**Given data:**
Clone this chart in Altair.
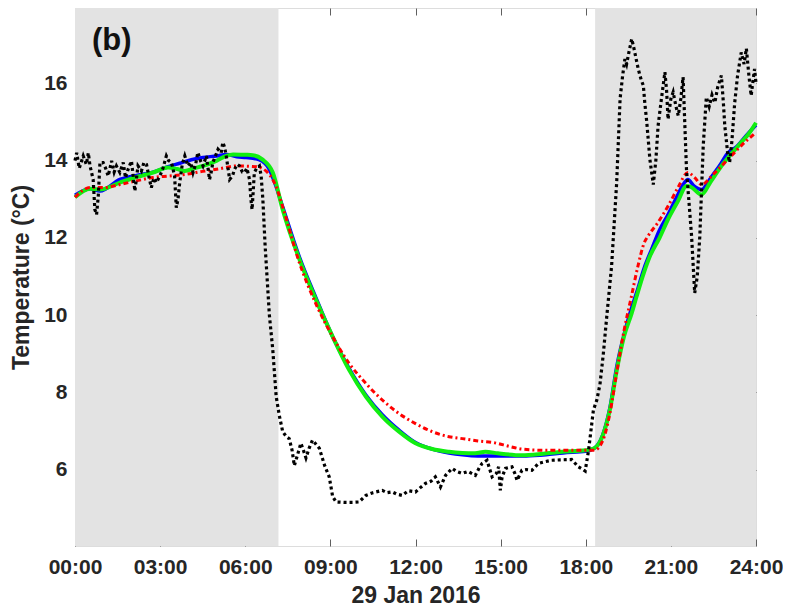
import altair as alt
import pandas as pd

# ---------------- data (hours since midnight, °C) ----------------
x_ticks = [0, 3, 6, 9, 12, 15, 18, 21, 24]
y_ticks = [6, 8, 10, 12, 14, 16]

shade_start = [0.0, 18.33]
shade_end = [7.17, 24.0]

black_t = [0.0, 0.06, 0.15, 0.29, 0.4, 0.47, 0.53, 0.64, 0.7, 0.76, 0.82, 0.88, 0.99, 1.08, 1.17, 1.29,
           1.38, 1.46, 1.58, 1.7, 1.78, 1.87, 1.99, 2.05, 2.11, 2.22, 2.34, 2.43, 2.52, 2.6, 2.69, 2.78,
           2.87, 2.99, 3.1, 3.22, 3.3, 3.4, 3.51, 3.57, 3.63, 3.69, 3.78, 3.87, 3.98, 4.08, 4.16, 4.25,
           4.33, 4.42, 4.51, 4.63, 4.74, 4.8, 4.86, 5.04, 5.15, 5.21, 5.27, 5.33, 5.45, 5.55, 5.62, 5.72,
           5.8, 5.9, 5.97, 6.06, 6.15, 6.2, 6.24, 6.28, 6.32, 6.4, 6.5, 6.56, 6.62, 6.7, 6.85, 6.97,
           7.09, 7.2, 7.32, 7.45, 7.55, 7.65, 7.73, 7.85, 7.96, 8.05, 8.14, 8.25, 8.37, 8.5, 8.61, 8.8,
           8.96, 9.08, 9.2, 9.5, 9.8, 10.01, 10.25, 10.5, 10.83, 11.0, 11.18, 11.35, 11.53, 11.75, 12.0,
           12.2, 12.35, 12.55, 12.7, 12.88, 13.06, 13.29, 13.45, 13.64, 13.85, 14.11, 14.25, 14.35, 14.52,
           14.7, 14.85, 14.93, 14.99, 15.05, 15.17, 15.4, 15.5, 15.58, 15.75, 15.9, 16.1, 16.34, 16.55,
           16.8, 17.1, 17.5, 17.74, 17.9, 17.98, 18.1, 18.27, 18.39, 18.5, 18.62, 18.74, 18.91, 19.09,
           19.21, 19.3, 19.38, 19.44, 19.52, 19.62, 19.7, 19.85, 19.95, 20.03, 20.08, 20.15, 20.26, 20.38,
           20.47, 20.55, 20.65, 20.79, 20.85, 20.9, 21.0, 21.08, 21.18, 21.26, 21.35, 21.43, 21.55, 21.73,
           21.84, 21.93, 22.02, 22.14, 22.25, 22.35, 22.45, 22.55, 22.65, 22.78, 22.85, 22.9, 23.0, 23.07,
           23.15, 23.25, 23.35, 23.48, 23.58, 23.66, 23.75, 23.83, 23.9, 23.95, 24.0]
black_v = [14.0, 14.2, 13.8, 14.12, 13.9, 14.2, 13.86, 13.51, 12.73, 12.6, 13.08, 13.95, 13.95, 13.8, 13.6, 13.99,
           13.7, 13.86, 13.69, 13.95, 13.55, 13.77, 13.99, 13.6, 13.21, 13.86, 13.73, 13.95, 13.9, 13.6, 13.3, 13.55,
           13.43, 13.6, 13.8, 14.12, 14.0, 13.95, 13.6, 12.78, 13.0, 13.43, 13.9, 14.12, 13.86, 13.95, 13.69, 13.9,
           14.21, 14.0, 13.86, 14.12, 13.51, 13.7, 13.95, 14.29, 14.2, 14.47, 14.35, 14.12, 13.51, 13.6, 13.77, 13.9,
           13.86, 13.7, 13.69, 13.8, 13.51, 13.0, 12.73, 13.2, 13.69, 13.8, 13.86, 13.6, 13.0, 11.8, 10.0, 9.1,
           7.89, 7.4, 6.98, 6.85, 6.8, 6.5, 6.1, 6.4, 6.68, 6.5, 6.3, 6.55, 6.76, 6.65, 6.55, 6.1,
           5.81, 5.3, 5.16, 5.15, 5.15, 5.16, 5.33, 5.4, 5.46, 5.4, 5.42, 5.36, 5.33, 5.45, 5.42,
           5.55, 5.64, 5.7, 5.81, 5.55, 5.85, 6.03, 5.95, 5.9, 5.95, 5.85, 6.05, 6.16, 6.24,
           5.81, 5.9, 6.07, 5.46, 5.8, 6.03, 6.07, 5.9, 5.72, 5.98, 6.0, 5.98, 6.16, 6.2,
           6.24, 6.25, 6.26, 6.07, 6.0, 5.96, 6.5, 7.54, 7.8, 8.2, 9.0, 9.96, 11.26, 13.43,
           15.6, 16.2, 16.63, 16.5, 16.8, 17.15, 16.9, 16.37, 16.1, 15.94, 15.5, 15.0, 14.03, 13.38,
           14.0, 14.9, 15.5, 16.29, 15.8, 15.07, 15.6, 15.77, 15.4, 15.16, 15.6, 16.16, 13.77, 12.04,
           10.57, 11.0, 12.04, 14.38, 15.64, 15.4, 15.7, 15.5, 15.9, 16.2, 15.5, 14.9, 14.2, 13.95,
           14.5, 15.5, 16.2, 16.8, 16.5, 16.9, 16.2, 15.68, 16.1, 16.37, 16.0]

blue_t = [0, 0.53, 0.88, 1.58, 2.2, 2.75, 3.2, 3.69, 4.1, 4.51, 5.0, 5.33, 5.7, 6.03, 6.5, 6.85, 7.05, 7.32,
          7.91, 8.49, 9.08, 9.66, 10.25, 10.83, 11.42, 12.0, 12.59, 13.18, 13.65, 14.2, 14.8, 15.9, 16.6,
          17.2, 18.0, 18.3, 18.6, 18.85, 19.1, 19.35, 19.6, 19.8, 20.05, 20.32, 20.6, 20.9, 21.2, 21.45,
          21.6, 21.8, 22.08, 22.4, 22.7, 23.01, 23.3, 23.6, 24.0]
blue_v = [13.1, 13.27, 13.21, 13.51, 13.62, 13.7, 13.82, 13.93, 14.02, 14.08, 14.12, 14.16, 14.1, 14.08, 14.02,
          13.77, 13.4, 12.8, 11.5, 10.45, 9.44, 8.62, 7.93, 7.42, 7.02, 6.7, 6.53, 6.43, 6.38, 6.35, 6.35,
          6.35, 6.38, 6.43, 6.47, 6.55, 6.9, 7.6, 8.7, 9.5, 10.15, 10.6, 11.2, 11.7, 12.2, 12.6, 13.05,
          13.4, 13.51, 13.35, 13.25, 13.55, 13.85, 14.2, 14.35, 14.6, 14.92]

green_t = [0, 0.53, 0.88, 1.58, 2.2, 2.75, 3.28, 3.6, 3.87, 4.2, 4.51, 5.0, 5.33, 5.57, 6.0, 6.26, 6.6, 6.97,
           7.32, 7.91, 8.49, 9.08, 9.66, 10.25, 10.83, 11.42, 12.0, 12.59, 13.18, 13.65, 14.1, 14.46, 14.9,
           15.75, 16.5, 17.16, 18.0, 18.3, 18.6, 18.85, 19.1, 19.35, 19.62, 19.79, 20.05, 20.26, 20.6, 20.9,
           21.25, 21.55, 21.7, 22.08, 22.4, 22.78, 23.1, 23.48, 23.75, 24.0]
green_v = [13.05, 13.27, 13.25, 13.43, 13.58, 13.69, 13.82, 13.78, 13.73, 13.8, 13.86, 14.0, 14.12, 14.16, 14.15,
           14.14, 14.03, 13.69, 12.73, 11.44, 10.4, 9.44, 8.58, 7.89, 7.37, 6.98, 6.68, 6.53, 6.46, 6.43, 6.42,
           6.46, 6.42, 6.37, 6.41, 6.46, 6.5, 6.55, 6.88, 7.55, 8.6, 9.45, 10.05, 10.48, 11.1, 11.52, 12.0,
           12.48, 12.95, 13.34, 13.32, 13.12, 13.45, 13.86, 14.15, 14.47, 14.7, 14.98]

red_t = [0, 0.53, 1.0, 1.58, 2.2, 2.75, 3.3, 3.87, 4.5, 5.1, 5.69, 6.38, 6.73, 7.08, 7.32, 7.91, 8.49, 9.08,
         9.66, 10.25, 10.83, 11.42, 12.0, 12.59, 13.18, 13.65, 14.2, 14.8, 15.3, 15.74, 16.5, 17.3, 18.0,
         18.3, 18.6, 18.85, 19.1, 19.35, 19.6, 19.85, 20.05, 20.2, 20.5, 20.9, 21.25, 21.6, 21.85, 22.08,
         22.5, 23.01, 23.5, 24.0]
red_v = [13.05, 13.3, 13.3, 13.38, 13.48, 13.56, 13.6, 13.64, 13.72, 13.79, 13.86, 13.84, 13.73, 13.34, 12.8,
         11.35, 10.29, 9.44, 8.75, 8.23, 7.8, 7.45, 7.19, 6.98, 6.85, 6.8, 6.74, 6.69, 6.6, 6.53, 6.5, 6.5,
         6.5, 6.5, 6.75, 7.45, 8.55, 9.6, 10.45, 11.3, 11.85, 12.05, 12.35, 12.82, 13.3, 13.69, 13.55, 13.38,
         13.65, 14.03, 14.4, 14.73]

panel_label = "(b)"

# ---------------- chart ----------------
FONT = "Liberation Sans"
TXT = "#262626"
FRAME = "#5f5f5f"
TICK = 7

xs = alt.Scale(domain=[0, 24], nice=False, zero=False)
ys = alt.Scale(domain=[4.02, 17.95], nice=False, zero=False)
label_expr = "(datum.value < 10 ? '0' : '') + datum.value + ':00'"

main_x_axis = alt.Axis(orient="bottom", values=x_ticks, labelExpr=label_expr, title="29 Jan 2016",
                       ticks=False, domain=False, grid=False, labelFont=FONT, labelFontSize=21,
                       labelFontWeight="bold", labelColor=TXT, labelPadding=10, labelFlush=False,
                       labelOverlap=False, labelBound=False, titleFont=FONT,
                       titleFontSize=23, titleFontWeight="bold", titleColor=TXT, titlePadding=7)
main_y_axis = alt.Axis(orient="left", values=y_ticks, title="Temperature (°C)", ticks=False,
                       domain=False, grid=False, labelFont=FONT, labelFontSize=21, labelFontWeight="bold",
                       labelColor=TXT, labelPadding=8, labelFlush=False, labelOverlap=False,
                       titleFont=FONT, titleFontSize=23,
                       titleFontWeight="bold", titleColor=TXT, titlePadding=10)


def tick_axis(orient, values):
    return alt.Axis(orient=orient, offset=-TICK, values=values, labels=False, ticks=True,
                    tickSize=TICK, tickColor=FRAME, tickWidth=1, domain=False, grid=False, title=None)


shade_df = pd.DataFrame({"s": shade_start, "e": shade_end})
shade = alt.Chart(shade_df).mark_rect(color="#e3e3e3").encode(
    x=alt.X("s:Q", scale=xs, axis=main_x_axis), x2="e:Q")


def line_df(t, v):
    return pd.DataFrame({"t": t, "v": v})


blue = alt.Chart(line_df(blue_t, blue_v)).mark_line(
    color="#0000ff", strokeWidth=3.5, interpolate="monotone").encode(
    x=alt.X("t:Q", scale=xs, axis=tick_axis("top", x_ticks)),
    y=alt.Y("v:Q", scale=ys, axis=tick_axis("left", y_ticks)))

green = alt.Chart(line_df(green_t, green_v)).mark_line(
    color="#11ee11", strokeWidth=4, interpolate="monotone").encode(
    x=alt.X("t:Q", scale=xs, axis=None),
    y=alt.Y("v:Q", scale=ys, axis=tick_axis("right", y_ticks)))

red = alt.Chart(line_df(red_t, red_v)).mark_line(
    color="#ff0000", strokeWidth=3, strokeDash=[5, 3, 2, 3], interpolate="monotone").encode(
    x=alt.X("t:Q", scale=xs, axis=None),
    y=alt.Y("v:Q", scale=ys, axis=None))

black = alt.Chart(line_df(black_t, black_v)).mark_line(
    color="#000000", strokeWidth=3.2, strokeDash=[3, 3]).encode(
    x=alt.X("t:Q", scale=xs, axis=tick_axis("bottom", x_ticks)),
    y=alt.Y("v:Q", scale=ys, axis=main_y_axis))

label = alt.Chart(alt.Data(values=[{"txt": panel_label}])).mark_text(
    font=FONT, fontSize=31, fontWeight="bold", color="#111111", align="left", baseline="middle").encode(
    text="txt:N", x=alt.value(17), y=alt.value(33))

chart = alt.layer(shade, blue, green, red, black, label).resolve_axis(
    x="independent", y="independent").properties(
    width=681, height=538, padding={"left": 67, "top": 0, "right": 27, "bottom": 62},
    autosize=alt.AutoSizeParams(type="none")).configure_view(
    stroke=FRAME, strokeWidth=1).configure(background="white")

chart.save("out.html", embed_options={"renderer": "svg", "actions": False})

**Your objective:** Print the data above verbatim from the first line through the line holding "shade_end = [7.17, 24.0]", leaving every picture out.

**Response to the task:**
Clone this chart in Altair.
import altair as alt
import pandas as pd

# ---------------- data (hours since midnight, °C) ----------------
x_ticks = [0, 3, 6, 9, 12, 15, 18, 21, 24]
y_ticks = [6, 8, 10, 12, 14, 16]

shade_start = [0.0, 18.33]
shade_end = [7.17, 24.0]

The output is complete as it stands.